Since I was staying in Dugtu and had no food with me, I relied on the only homestay available and the food for the night was delicious – rice, vegetables and lentils. The Kumaon and Garhwal people have an amazing hand at making north Indian cuisine, which I absolutely love – even at homestays.
Q. The trek from Duktu to Panchachuli B.C is said to be a picturesque one. How was your experience?
The panoramic view of the peaks is just thrilling and the pull I felt to get closer to them was quite powerful. It’s an hour’s walk from Dugtu to Meola glacier/B.C and one can see endless waterfalls on the glacier and a lot of vegetation and grassy meadows with ample camping space and water. The temperature is not very low because the BC is not at a very high altitude (3,500 m).

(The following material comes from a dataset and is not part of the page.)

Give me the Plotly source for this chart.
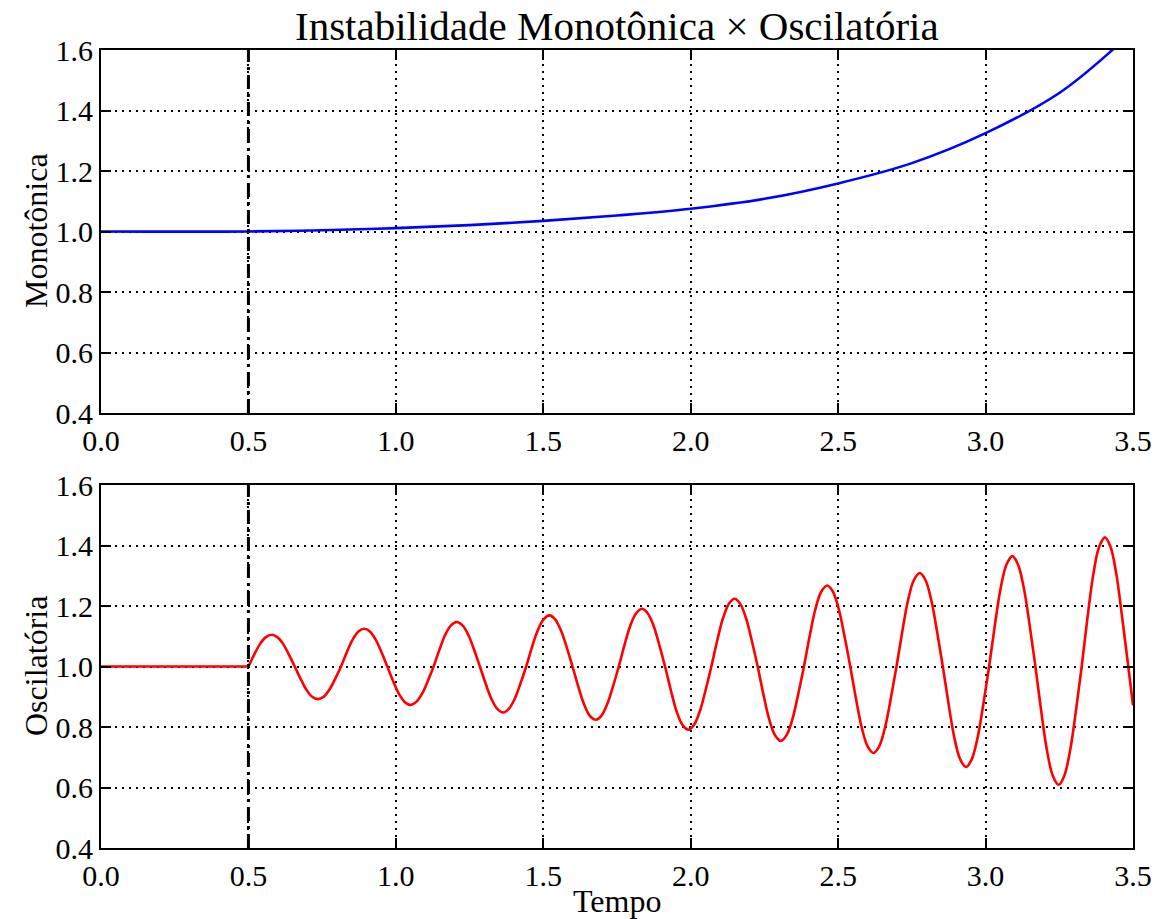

Q. Any tricky section in the trek that one should be aware of?
The only tricky section is after Dhar village where the trail is quite narrow for a kilometre with the roaring river below. This stretch can be intimidating for some and thrilling for others.
Q. Tell us about your camp established at Panchachuli Base Camp? Did you get a clear view of the Panchachuli ranges and Glacier?
Since there is only an hour of gradual climbing from Dugtu to the B.C., I did not camp there, but spent few hours exploring and resting till I saw the sunset behind the peaks. There is ample space to camp and one can see the clearest view from the B.C. overlooking the glacier and waterfalls on it. I managed to count 10 waterfalls in the cold month of November and I am sure in summer, there will be at least five more waterfalls.
Q. Did you see any wildlife while in the valley?
In November, I did not spot any domestic or wild animals while trekking, but there were a large variety of birds. Langurs and wild monkeys were spotted and griffins dominate the area. I also had a special occasion when I came across a Himalayan Golden Eagle, which flew just 10 feet away me.
Q. Is there any scope of further exploration up on the glaciers?
Further exploration on the glaciers would be to summit one of the Panchachuli peaks. The B.C. has visual access to only 4 of the peaks but if you climb higher on the the Dugtu side of the valley the fifth peak can also be spotted. Another possibility is to follow the Dhauliganga from Dugtu to Tidang and Bidang villages over the Sin La Pass into the Byans valley on the route of Adi Kailash Trek and Om-Parvat.
Q. What is an ideal month for this trek to be done?
From my experience, to explore the meadows and Sin La pass, one can access this valley from April – June and September – October. The monsoons bring a lot of flowers and greenery. But note that villages like Sela and Dhar will be really hot in summer.
Q. Would you advise trekking from Base Camp to Sobla in a day while returning, for those hard-pressed for time?
I walked from the base camp to Dhar – 35 km or more. I would recommend this to only very fit people, who are psychologically ready to walk. But in general, stretching it over two days will be much easier.
Q. Is there anything trekkers should keep in mind while preparing for this trek?
The most important thing in this trek is the Inner Line Permits. There are posts at Sela and Balling if one goes only to the Panchachuli B.C. and they can be acquired from the SDM office in Dharchula. During the months from April to November, home stays and food are available at a reasonable price, but be prepared to carry your own food between November and April.
Q. How would you sum up your Darma Valley trek experience?
It was a unique and spectacular experience. I had spent 6 months in the Himalayas before I ventured in here. Since I did this in the month of November, I had all the solitude of this valley to embrace. I would rarely find any people on the trails and only did so at the villages, where I stayed for the night. The thrill of marching with ITBP personnel, encountering the eagle and gazing at the Panchachuli peaks is deeply engraved in my conscious and definitely were ‘the’ highlights of this trek. I would love to go back there and see more than I did last time. The trek was also physically liberating for me because I had a broken my right hand a week before I attempted this solo endeavour.